Election of Green candidate Audie Bock to the California state assembly from an Oakland suburb this past month further punctures the myth of two-party supremacy. Her upset victory against a longtime Democratic officeholder shows the popular distaste for status-quo politics is still potent, and that's good news for the independent minded.

Bock will have her work cut out showing that her victory in a low-turnout special election was not a fluke in a district whose voter registration is 65% Democratic. Still, her incumbency should boost Green organizing efforts and encourage "minor" candidates everywhere.

Supporters of alternative political parties have to excel at grassroots organizing and developing alternative news media, since they cannot raise big money to buy ads and the establishment news media cannot be trusted to give a fair and balanced report of political campaigns.

Last year in California, for example, Dan Hamburg, a former Democratic congressman, ran a disappointing Green race for governor, as he was shut out of financing, debates and media attention. In those forums where he was allowed to participate, he impressed observers, but they were too few to make a difference and he ended up with 1.3% of the vote. In 1996, the news media virtually ignored Ralph Nader's Green race for president and he also was shut out of candidate debates despite his national reputation as a consumer advocate. Nader ended up with about 2.5% of the vote in California and 1% nationwide. Who knows how many votes he might have received if he had a fair shot at getting his message out?

Remember that Jesse Ventura's successful insurgent campaign for governor in Minnesota was helped by state funds that matched what he was able to raise. Meanwhile the expenditures of his Democratic and Republican rivals were limited. A liberal attitude toward including Ventura in debates also gave him a boost in credibility. The establishment won't want to repeat that mistake. Voters must demand it.
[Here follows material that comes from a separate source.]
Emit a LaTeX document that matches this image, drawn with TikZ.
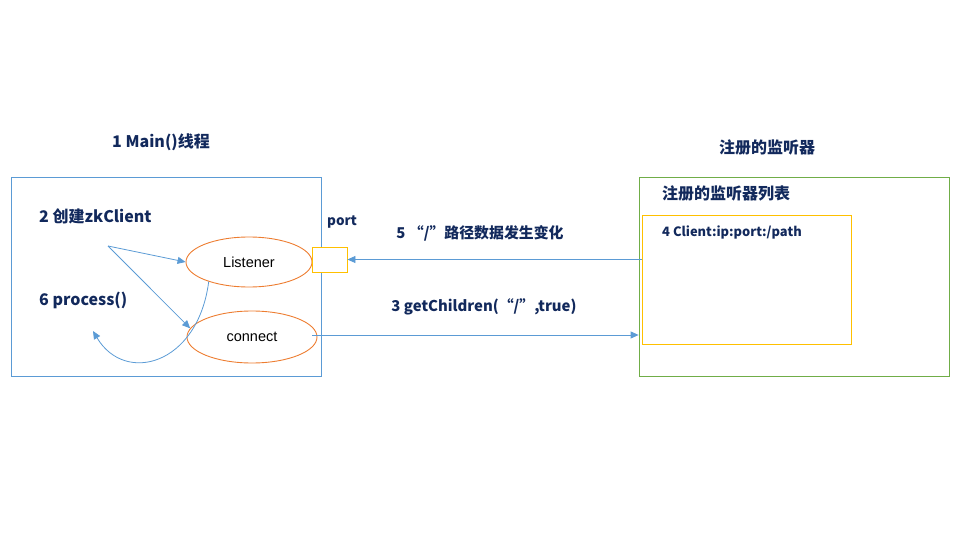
\documentclass[tikz,border=0pt]{standalone}
\usepackage{fontspec}
\setmainfont{Liberation Sans}
\newfontfamily\cjk{Noto Sans CJK SC}
\usetikzlibrary{arrows.meta,shapes.geometric,calc}
\definecolor{navy}{HTML}{12295C}
\definecolor{lblue}{HTML}{5B9BD5}
\definecolor{orng}{HTML}{ED7D31}
\definecolor{ylw}{HTML}{FFC000}
\definecolor{grn}{HTML}{70AD47}
\tikzset{
  lbl/.style={font=\cjk\bfseries\fontsize{16}{19}\selectfont, text=navy, inner sep=0pt},
  mlbl/.style={font=\cjk\bfseries\fontsize{14.9}{18}\selectfont, text=navy, inner sep=0pt},
  slbl/.style={font=\cjk\bfseries\fontsize{12.9}{15}\selectfont, text=navy, inner sep=0pt},
  oval/.style={ellipse, draw=orng, line width=0.9pt, inner sep=0pt, font=\fontsize{14.5}{17}\selectfont},
  arr/.style={draw=lblue, line width=0.8pt, -{Triangle[width=7pt,length=8pt]}},
}
\begin{document}
\begin{tikzpicture}[x=1pt,y=-1pt]
\useasboundingbox (0,0) rectangle (960,540);
% left box
\node[draw=lblue, line width=0.8pt, minimum width=310pt, minimum height=199pt, inner sep=0pt] (main) at (166,276.5) {};
\node[lbl] (t1) at (161,142) {1 Main()线程};
\node[lbl, anchor=west] (t2) at (39,216) {2 创建zkClient};
\node[lbl, anchor=west] (t6) at (39,300) {6 process()};
\node[oval, minimum width=126pt, minimum height=50pt] (listener) at (249,262) {Listener};
\node[oval, minimum width=130pt, minimum height=52pt] (connect) at (252,337) {connect};
\node[draw=ylw, line width=0.8pt, minimum width=35pt, minimum height=25pt, inner sep=0pt, fill=white] (port) at (329.5,259.5) {};
\node[slbl, anchor=west, font=\cjk\bfseries\fontsize{13.5}{16}\selectfont] (tport) at (327,222) {port};
% right boxes
\node[draw=grn, line width=0.8pt, minimum width=310pt, minimum height=199pt, inner sep=0pt] (outer) at (794,276.5) {};
\node[draw=ylw, line width=0.8pt, minimum width=209pt, minimum height=129pt, inner sep=0pt] (list) at (746.5,279.5) {};
\node[lbl] (t7) at (767,147) {注册的监听器};
\node[lbl, anchor=west] (t8) at (662,193) {注册的监听器列表};
\node[slbl, anchor=west] (t4) at (662,232) {4 Client:ip:port:/path};
% connectors
\coordinate (fork) at (108,246);
\draw[arr] (fork) -- (listener.west);
\draw[arr] (fork) -- (connect.172);
\coordinate (pend) at (93,331);
\draw[arr] (listener.206) .. controls (198,365) and (125,385) .. (pend);
\draw[arr] (list.west |- port.east) -- (port.east);
\node[mlbl] (t5) at (480,233) {5 “/”路径数据发生变化};
\coordinate (cstart) at (312,335);
\draw[arr] (cstart) -- (outer.west |- cstart);
\node[mlbl] (t3) at (484,307) {3 getChildren(“/”,true)};
\end{tikzpicture}
\end{document}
Alternative parties could use public financing, fair access to ballots and proportional representation. None of those initiatives are high legislative priorities of establishment Democrats or Republicans who, after all, got elected under the current corrupt system. You can support the effort to pass the Shays-Meehan campaign finance reform bill, H.R. 417, which Democrats and moderate Republicans are trying to bring up for another House vote this spring. As we've said before, it is a modest effort to rein in PACs and "soft-money" contributions. It won't clean up elections as much as public financing would, but it would be a step in the right direction.
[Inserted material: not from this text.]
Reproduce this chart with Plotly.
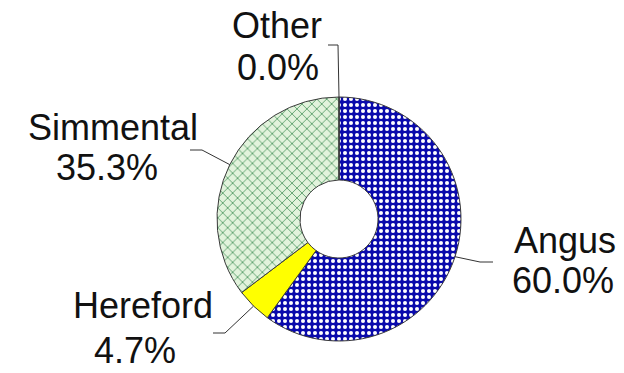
import math
import plotly.graph_objects as go

# Breed shares of the herd
breeds = ["Angus", "Hereford", "Simmental", "Other"]
shares = [60.0, 4.7, 35.3, 0.0]
pct_text = [f"{v:.1f}%" for v in shares]

# Slice fills
fill_bg = ["#0a0aac", "#ffff00", "#e2f3dc", "#ffffff"]
fill_fg = ["#ffffff", "#ffff00", "#3a8a50", "#ffffff"]
fill_shape = [".", "", "x", ""]
fill_size = [6, 6, 7, 6]
fill_solid = [0.36, 0.3, 0.2, 0.3]

W, H = 624, 373
CX, CY, R = 339, 219, 122   # donut centre / outer radius (px)
HOLE = 0.32

# Label layout in px: (x line1, y line1, x line2, y line2)
label_xy = {
    "Angus": (565, 240, 563, 280.5),
    "Hereford": (143, 305.5, 135, 350.5),
    "Simmental": (113, 127.5, 107, 167.5),
    "Other": (277, 25, 277.5, 67.5),
}
# Leader line elbow and end points in px
leader_pts = {
    "Angus": [(480, 262), (493, 262)],
    "Hereford": [(225, 333), (213, 333)],
    "Simmental": [(202, 150), (190, 150)],
    "Other": [(338, 45), (328, 45)],
}


def px(x, y):
    return x / W, 1 - y / H


fig = go.Figure(
    go.Pie(
        labels=breeds,
        values=shares,
        sort=False,
        direction="clockwise",
        rotation=0,
        hole=HOLE,
        textinfo="none",
        showlegend=False,
        domain=dict(
            x=[(CX - R) / W, (CX + R) / W],
            y=[1 - (CY + R) / H, 1 - (CY - R) / H],
        ),
        marker=dict(
            colors=fill_bg,
            line=dict(color="#3a3a3a", width=1),
            pattern=dict(
                shape=fill_shape,
                fgcolor=fill_fg,
                bgcolor=fill_bg,
                size=fill_size,
                solidity=fill_solid,
                fillmode="replace",
            ),
        ),
    )
)

total = sum(shares)
cum = 0.0
shapes = []
annotations = []
font = dict(family="Liberation Sans, Arial, sans-serif", size=36, color="#111111")
for name, v, pt in zip(breeds, shares, pct_text):
    mid = (cum + v / 2) / total
    cum += v
    theta = 2 * math.pi * mid
    sx = CX + R * math.sin(theta)
    sy = CY - R * math.cos(theta)
    pts = [(sx, sy)] + leader_pts[name]
    for (x0, y0), (x1, y1) in zip(pts[:-1], pts[1:]):
        a0, b0 = px(x0, y0)
        a1, b1 = px(x1, y1)
        shapes.append(dict(type="line", xref="paper", yref="paper",
                           x0=a0, y0=b0, x1=a1, y1=b1,
                           line=dict(color="#333333", width=1)))
    x1l, y1l, x2l, y2l = label_xy[name]
    for tx, ty, txt in [(x1l, y1l, name), (x2l, y2l, pt)]:
        ax, ay = px(tx, ty)
        annotations.append(dict(text=txt, x=ax, y=ay, xref="paper", yref="paper",
                                xanchor="center", yanchor="middle",
                                showarrow=False, font=font))

fig.update_layout(
    width=W,
    height=H,
    margin=dict(l=0, r=0, t=0, b=0),
    paper_bgcolor="white",
    plot_bgcolor="white",
    shapes=shapes,
    annotations=annotations,
)

fig.write_html("out.html")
U.S. Rep. Mel Watt, D-N.C., has introduced H.R. 1173, which would let the states elect members of the U.S. House from multi-member districts. Proportional representation would help minorities and alternative political parties elect representatives. The bill has 12 co-sponsors. A similar bill by U.S. Rep. Cynthia McKinney, D-Georgia, was bottled up in a House Judiciary subcommittee last session.

Also, Ballot Access News reported that a New Mexico House committee, on a 4-7 vote, killed a proposed state constitutional amendment that had passed the Senate and would have provided for preference voting for all federal and state offices. A Vermont bill for preference voting, which would do away with runoffs by allowing voters to mark their first and second choices in the general election, has made no headway with a few weeks remaining in the legislative session. The Alaska legislature was still considering a bill to provide for preference voting.

Fair access to ballots also is largely the province of the states. Montana Gov. Marc Racicot recently signed a bill to lower the number of signatures required for new parties and independent candidates from 5% of the last gubernatorial vote (16,039) to a flat 5,000 signatures. However, the West Virginia Legislature, with neither public hearings nor publicity, doubled the number of signatures needed to qualify for the ballot, to 12,730 signatures, and excludes signers from major party primaries. The amendment was attached to a bill that was supposed to toughen campaign finance reporting requirements. Gov. Cecil Underwood, a Republican, signed it into law on April 7.